Evidemment, les choses sont moins tranchées. L’opposition entre philosophie et histoire de la philosophie relève d’une sorte d’idéal-type, peut-être désormais tout à fait inactuel. Ensuite, le champ de l’histoire de la philosophie présente une grande variété d’approches et de pratiques de la philosophie, impossible à sous-estimer. “L’histoire” de la philosophie n’existe pas plus que “la philosophie”. Il n’empêche : c’est une question de savoir si l’on reconnaît une pertinence, ou non, à la différence entre philosophie et histoire de la philosophie. 

Donc l’histoire de la philosophie sert-elle (à) la philosophie ? La nouvelle histoire de la philosophie entend soit ethnologiser l’histoire de la philosophie (voir Socrate et Platon comme des Iroquois[3]) soit révéler à quel point en constituant l’histoire de la philosophie comme discipline au XIXème siècle, la philosophie s’est inscrite dans un projet politique d’auto-définition et/ou de domination culturelle par un partage territorial et temporel du savoir (la philosophie c’est nous)[4]. L’histoire critique de la philosophie (qui se donne comme la philosophie critique de l’histoire de la philosophie) épouse un projet politique de décolonisation qui anime tout le champ des sciences humaines. Elle peut prétendre affranchir la philosophie de toute définition arbitraire d’elle-même, conjuguer le travail universitaire et le débat social (l’historien de la philosophie comme un philosophe engagé). Mais peut-être reste-t-elle encore aveugle au paradigme de la philosophie qui la rend possible, qu’on a nommé herméneutico-littéraire. Que nul n’entre ici, pour faire de la philosophie, c’est-à-dire de l’histoire de la philosophie, et désormais une critique de l’histoire de la philosophie, s’il n’est un lettré. Que serait une histoire de la philosophie véritablement alternative ? Peut-être une histoire de la philosophie non littéraire. Une contre-histoire scientifique de la philosophie est-elle inconcevable ? Evidemment c’est une histoire qui n’évacuerait pas la question de la métaphysique. Serait-elle plus philosophique, pour autant ? Rien n’est moins sûr.
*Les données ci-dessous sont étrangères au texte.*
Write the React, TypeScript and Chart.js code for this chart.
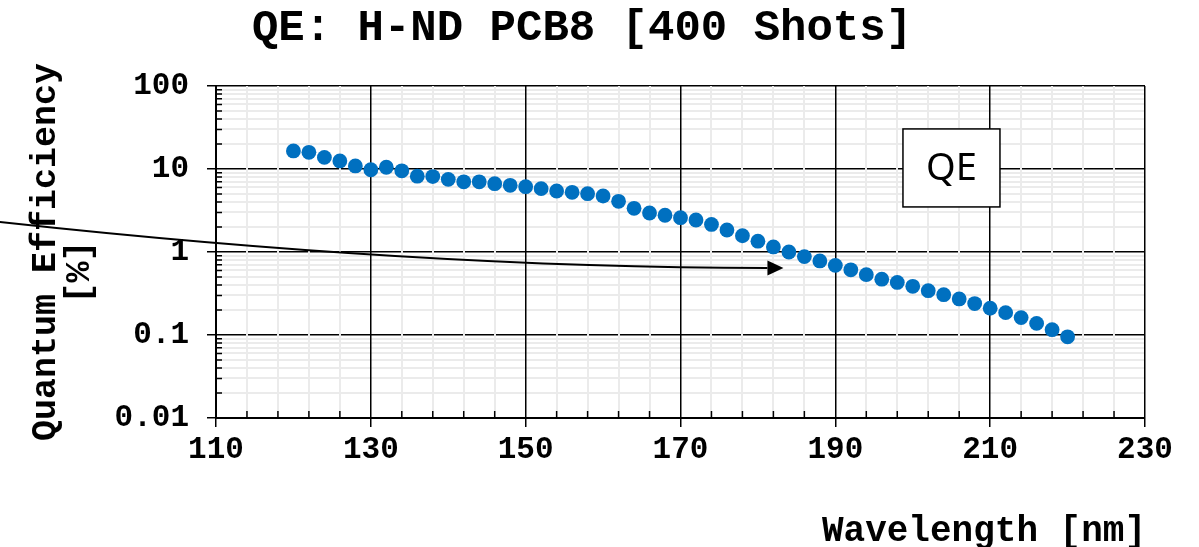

Preuve que la philosophie est encore à la recherche de sa définition, ce qui constitue la leçon la plus certaine de l’histoire de la philosophie. 

Bibliographie

Catherine König-Pralong, « L’histoire de la philosophie appartient-elle au champ des sciences humaines et sociales ? », Revue d’histoire des sciences humaines, 20/2017 https://journals.openedition.org/rhsh/506

Catherine König-Pralong, La Colonie philosophique, éd. EHESS, 2019

Roger Pouivet, Introduction à la philosophie contemporaine, PUF, 2008

Pierre Vesperini, Droiture et mélancolie, Verdier 2016 

Pierre Vesperini, Lucrèce, archéologie d’un classique européen, Fayard, 2018

Pierre Vesperini, La philosophie antique, Fayard, 2019


[1] L’ensemble des remarques nous a été inspiré après la rencontre entre Pierre Vesperini et Catherine König-Pralong, le 25 mai 2010 au lycée Saint-Sernin, intitulée « A quoi sert l’histoire de la philosophie ? », dans le cadre du festival « L’histoire à venir », et l’échange privé notamment avec Pierre Vesperini. 

[2] Introduction à la philosophie contemporaine, PUF, 2008.

[3] Cf. Pierre Vesperini, La philosophie antique, Fayard, 2019.

[4] Catherine König-Pralong, La Colonie philosophique, éd. EHESS, 2019.